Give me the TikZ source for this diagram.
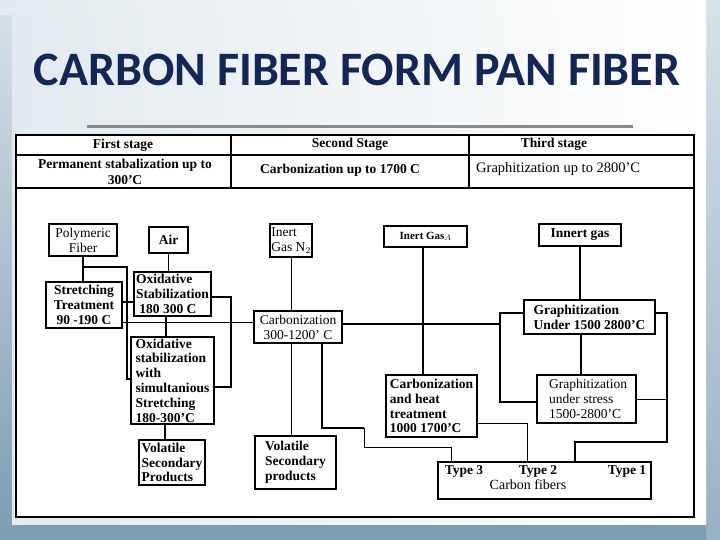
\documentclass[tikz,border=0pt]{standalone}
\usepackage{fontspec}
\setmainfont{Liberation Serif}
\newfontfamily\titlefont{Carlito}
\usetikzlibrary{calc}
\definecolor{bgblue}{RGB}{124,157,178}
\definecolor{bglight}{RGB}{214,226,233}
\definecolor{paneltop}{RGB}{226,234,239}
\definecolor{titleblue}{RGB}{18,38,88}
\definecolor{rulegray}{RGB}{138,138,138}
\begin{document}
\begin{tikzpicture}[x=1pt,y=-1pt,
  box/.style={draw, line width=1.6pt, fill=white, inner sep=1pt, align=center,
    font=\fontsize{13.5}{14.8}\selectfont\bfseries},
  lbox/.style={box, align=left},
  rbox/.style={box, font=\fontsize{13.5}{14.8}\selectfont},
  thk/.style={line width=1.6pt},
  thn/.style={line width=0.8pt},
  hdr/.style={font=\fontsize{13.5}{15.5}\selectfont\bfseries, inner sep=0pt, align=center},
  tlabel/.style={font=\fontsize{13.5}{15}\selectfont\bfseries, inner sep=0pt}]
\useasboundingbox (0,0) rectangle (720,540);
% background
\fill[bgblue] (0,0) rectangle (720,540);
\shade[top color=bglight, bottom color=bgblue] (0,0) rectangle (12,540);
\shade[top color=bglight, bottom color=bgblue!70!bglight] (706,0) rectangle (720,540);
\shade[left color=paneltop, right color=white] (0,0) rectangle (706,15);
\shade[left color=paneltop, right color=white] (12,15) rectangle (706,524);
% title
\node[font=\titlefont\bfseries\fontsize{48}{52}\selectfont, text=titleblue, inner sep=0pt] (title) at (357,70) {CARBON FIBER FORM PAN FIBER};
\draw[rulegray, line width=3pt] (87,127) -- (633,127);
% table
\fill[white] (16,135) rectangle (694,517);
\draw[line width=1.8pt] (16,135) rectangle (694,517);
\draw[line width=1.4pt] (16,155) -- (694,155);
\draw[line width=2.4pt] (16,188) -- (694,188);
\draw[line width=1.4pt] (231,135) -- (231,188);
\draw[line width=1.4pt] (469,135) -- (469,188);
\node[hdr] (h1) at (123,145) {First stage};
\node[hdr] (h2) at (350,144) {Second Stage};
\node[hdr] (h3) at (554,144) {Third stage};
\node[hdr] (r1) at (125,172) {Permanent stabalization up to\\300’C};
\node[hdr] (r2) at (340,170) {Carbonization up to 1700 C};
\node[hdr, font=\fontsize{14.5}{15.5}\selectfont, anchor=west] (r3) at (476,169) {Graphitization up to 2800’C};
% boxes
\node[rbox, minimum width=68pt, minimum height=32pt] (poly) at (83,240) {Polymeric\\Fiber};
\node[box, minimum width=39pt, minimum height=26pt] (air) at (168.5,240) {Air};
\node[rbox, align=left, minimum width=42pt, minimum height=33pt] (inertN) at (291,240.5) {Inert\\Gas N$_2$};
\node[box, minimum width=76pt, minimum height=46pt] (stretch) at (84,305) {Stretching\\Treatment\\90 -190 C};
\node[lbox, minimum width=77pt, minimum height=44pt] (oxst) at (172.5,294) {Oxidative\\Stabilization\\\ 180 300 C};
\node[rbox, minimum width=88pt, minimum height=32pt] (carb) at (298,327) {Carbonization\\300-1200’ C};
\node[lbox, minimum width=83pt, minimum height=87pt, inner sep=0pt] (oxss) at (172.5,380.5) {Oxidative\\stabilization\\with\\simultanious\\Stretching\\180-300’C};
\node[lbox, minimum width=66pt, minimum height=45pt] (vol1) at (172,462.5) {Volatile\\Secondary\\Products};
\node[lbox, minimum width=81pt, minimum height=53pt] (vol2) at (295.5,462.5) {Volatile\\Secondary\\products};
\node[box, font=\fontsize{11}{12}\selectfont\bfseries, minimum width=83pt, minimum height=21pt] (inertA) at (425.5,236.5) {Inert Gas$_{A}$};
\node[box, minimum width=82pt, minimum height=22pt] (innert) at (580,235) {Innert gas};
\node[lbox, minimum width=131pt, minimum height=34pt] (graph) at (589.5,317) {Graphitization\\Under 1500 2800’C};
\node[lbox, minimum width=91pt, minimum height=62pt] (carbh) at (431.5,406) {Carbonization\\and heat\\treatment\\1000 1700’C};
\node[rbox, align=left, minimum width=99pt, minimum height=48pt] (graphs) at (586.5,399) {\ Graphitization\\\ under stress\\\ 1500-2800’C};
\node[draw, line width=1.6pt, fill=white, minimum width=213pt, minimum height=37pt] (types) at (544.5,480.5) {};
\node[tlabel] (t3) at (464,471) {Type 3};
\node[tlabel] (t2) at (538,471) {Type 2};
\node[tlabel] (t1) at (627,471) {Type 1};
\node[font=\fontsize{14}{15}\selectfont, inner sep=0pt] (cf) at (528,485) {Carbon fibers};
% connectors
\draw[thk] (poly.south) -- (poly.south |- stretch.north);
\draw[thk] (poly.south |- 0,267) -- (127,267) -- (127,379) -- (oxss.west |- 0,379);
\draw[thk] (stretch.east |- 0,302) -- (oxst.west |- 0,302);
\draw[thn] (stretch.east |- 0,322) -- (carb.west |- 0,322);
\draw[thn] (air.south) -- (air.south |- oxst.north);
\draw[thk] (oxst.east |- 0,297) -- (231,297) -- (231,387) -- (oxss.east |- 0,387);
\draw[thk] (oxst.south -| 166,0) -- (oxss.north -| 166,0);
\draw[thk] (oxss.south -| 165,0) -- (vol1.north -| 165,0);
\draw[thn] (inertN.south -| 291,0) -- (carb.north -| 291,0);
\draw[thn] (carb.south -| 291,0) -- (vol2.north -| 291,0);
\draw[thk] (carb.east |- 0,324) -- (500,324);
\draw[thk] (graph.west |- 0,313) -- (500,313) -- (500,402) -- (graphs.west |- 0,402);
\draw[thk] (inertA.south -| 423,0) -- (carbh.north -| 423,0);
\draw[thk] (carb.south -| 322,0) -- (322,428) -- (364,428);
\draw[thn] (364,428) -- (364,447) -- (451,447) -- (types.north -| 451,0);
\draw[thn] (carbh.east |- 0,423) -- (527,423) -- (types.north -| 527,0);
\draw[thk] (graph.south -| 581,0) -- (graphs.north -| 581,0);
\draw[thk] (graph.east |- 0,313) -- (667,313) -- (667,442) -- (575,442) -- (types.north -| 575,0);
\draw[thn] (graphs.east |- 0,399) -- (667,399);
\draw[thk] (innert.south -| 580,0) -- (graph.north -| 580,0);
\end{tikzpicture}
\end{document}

• **WHAT YOU WILL DO**: Return all of the data exactly as written, and drop the pictures.

• **SOLUTION BELOW**:
Give me the TikZ source for this diagram.
\documentclass[tikz,border=0pt]{standalone}
\usepackage{fontspec}
\setmainfont{Liberation Serif}
\newfontfamily\titlefont{Carlito}
\usetikzlibrary{calc}
\definecolor{bgblue}{RGB}{124,157,178}
\definecolor{bglight}{RGB}{214,226,233}
\definecolor{paneltop}{RGB}{226,234,239}
\definecolor{titleblue}{RGB}{18,38,88}
\definecolor{rulegray}{RGB}{138,138,138}
\begin{document}
\begin{tikzpicture}[x=1pt,y=-1pt,
  box/.style={draw, line width=1.6pt, fill=white, inner sep=1pt, align=center,
    font=\fontsize{13.5}{14.8}\selectfont\bfseries},
  lbox/.style={box, align=left},
  rbox/.style={box, font=\fontsize{13.5}{14.8}\selectfont},
  thk/.style={line width=1.6pt},
  thn/.style={line width=0.8pt},
  hdr/.style={font=\fontsize{13.5}{15.5}\selectfont\bfseries, inner sep=0pt, align=center},
  tlabel/.style={font=\fontsize{13.5}{15}\selectfont\bfseries, inner sep=0pt}]
\useasboundingbox (0,0) rectangle (720,540);
% background
\fill[bgblue] (0,0) rectangle (720,540);
\shade[top color=bglight, bottom color=bgblue] (0,0) rectangle (12,540);
\shade[top color=bglight, bottom color=bgblue!70!bglight] (706,0) rectangle (720,540);
\shade[left color=paneltop, right color=white] (0,0) rectangle (706,15);
\shade[left color=paneltop, right color=white] (12,15) rectangle (706,524);
% title
\node[font=\titlefont\bfseries\fontsize{48}{52}\selectfont, text=titleblue, inner sep=0pt] (title) at (357,70) {CARBON FIBER FORM PAN FIBER};
\draw[rulegray, line width=3pt] (87,127) -- (633,127);
% table
\fill[white] (16,135) rectangle (694,517);
\draw[line width=1.8pt] (16,135) rectangle (694,517);
\draw[line width=1.4pt] (16,155) -- (694,155);
\draw[line width=2.4pt] (16,188) -- (694,188);
\draw[line width=1.4pt] (231,135) -- (231,188);
\draw[line width=1.4pt] (469,135) -- (469,188);
\node[hdr] (h1) at (123,145) {First stage};
\node[hdr] (h2) at (350,144) {Second Stage};
\node[hdr] (h3) at (554,144) {Third stage};
\node[hdr] (r1) at (125,172) {Permanent stabalization up to\\300’C};
\node[hdr] (r2) at (340,170) {Carbonization up to 1700 C};
\node[hdr, font=\fontsize{14.5}{15.5}\selectfont, anchor=west] (r3) at (476,169) {Graphitization up to 2800’C};
% boxes
\node[rbox, minimum width=68pt, minimum height=32pt] (poly) at (83,240) {Polymeric\\Fiber};
\node[box, minimum width=39pt, minimum height=26pt] (air) at (168.5,240) {Air};
\node[rbox, align=left, minimum width=42pt, minimum height=33pt] (inertN) at (291,240.5) {Inert\\Gas N$_2$};
\node[box, minimum width=76pt, minimum height=46pt] (stretch) at (84,305) {Stretching\\Treatment\\90 -190 C};
\node[lbox, minimum width=77pt, minimum height=44pt] (oxst) at (172.5,294) {Oxidative\\Stabilization\\\ 180 300 C};
\node[rbox, minimum width=88pt, minimum height=32pt] (carb) at (298,327) {Carbonization\\300-1200’ C};
\node[lbox, minimum width=83pt, minimum height=87pt, inner sep=0pt] (oxss) at (172.5,380.5) {Oxidative\\stabilization\\with\\simultanious\\Stretching\\180-300’C};
\node[lbox, minimum width=66pt, minimum height=45pt] (vol1) at (172,462.5) {Volatile\\Secondary\\Products};
\node[lbox, minimum width=81pt, minimum height=53pt] (vol2) at (295.5,462.5) {Volatile\\Secondary\\products};
\node[box, font=\fontsize{11}{12}\selectfont\bfseries, minimum width=83pt, minimum height=21pt] (inertA) at (425.5,236.5) {Inert Gas$_{A}$};
\node[box, minimum width=82pt, minimum height=22pt] (innert) at (580,235) {Innert gas};
\node[lbox, minimum width=131pt, minimum height=34pt] (graph) at (589.5,317) {Graphitization\\Under 1500 2800’C};
\node[lbox, minimum width=91pt, minimum height=62pt] (carbh) at (431.5,406) {Carbonization\\and heat\\treatment\\1000 1700’C};
\node[rbox, align=left, minimum width=99pt, minimum height=48pt] (graphs) at (586.5,399) {\ Graphitization\\\ under stress\\\ 1500-2800’C};
\node[draw, line width=1.6pt, fill=white, minimum width=213pt, minimum height=37pt] (types) at (544.5,480.5) {};
\node[tlabel] (t3) at (464,471) {Type 3};
\node[tlabel] (t2) at (538,471) {Type 2};
\node[tlabel] (t1) at (627,471) {Type 1};
\node[font=\fontsize{14}{15}\selectfont, inner sep=0pt] (cf) at (528,485) {Carbon fibers};
% connectors
\draw[thk] (poly.south) -- (poly.south |- stretch.north);
\draw[thk] (poly.south |- 0,267) -- (127,267) -- (127,379) -- (oxss.west |- 0,379);
\draw[thk] (stretch.east |- 0,302) -- (oxst.west |- 0,302);
\draw[thn] (stretch.east |- 0,322) -- (carb.west |- 0,322);
\draw[thn] (air.south) -- (air.south |- oxst.north);
\draw[thk] (oxst.east |- 0,297) -- (231,297) -- (231,387) -- (oxss.east |- 0,387);
\draw[thk] (oxst.south -| 166,0) -- (oxss.north -| 166,0);
\draw[thk] (oxss.south -| 165,0) -- (vol1.north -| 165,0);
\draw[thn] (inertN.south -| 291,0) -- (carb.north -| 291,0);
\draw[thn] (carb.south -| 291,0) -- (vol2.north -| 291,0);
\draw[thk] (carb.east |- 0,324) -- (500,324);
\draw[thk] (graph.west |- 0,313) -- (500,313) -- (500,402) -- (graphs.west |- 0,402);
\draw[thk] (inertA.south -| 423,0) -- (carbh.north -| 423,0);
\draw[thk] (carb.south -| 322,0) -- (322,428) -- (364,428);
\draw[thn] (364,428) -- (364,447) -- (451,447) -- (types.north -| 451,0);
\draw[thn] (carbh.east |- 0,423) -- (527,423) -- (types.north -| 527,0);
\draw[thk] (graph.south -| 581,0) -- (graphs.north -| 581,0);
\draw[thk] (graph.east |- 0,313) -- (667,313) -- (667,442) -- (575,442) -- (types.north -| 575,0);
\draw[thn] (graphs.east |- 0,399) -- (667,399);
\draw[thk] (innert.south -| 580,0) -- (graph.north -| 580,0);
\end{tikzpicture}
\end{document}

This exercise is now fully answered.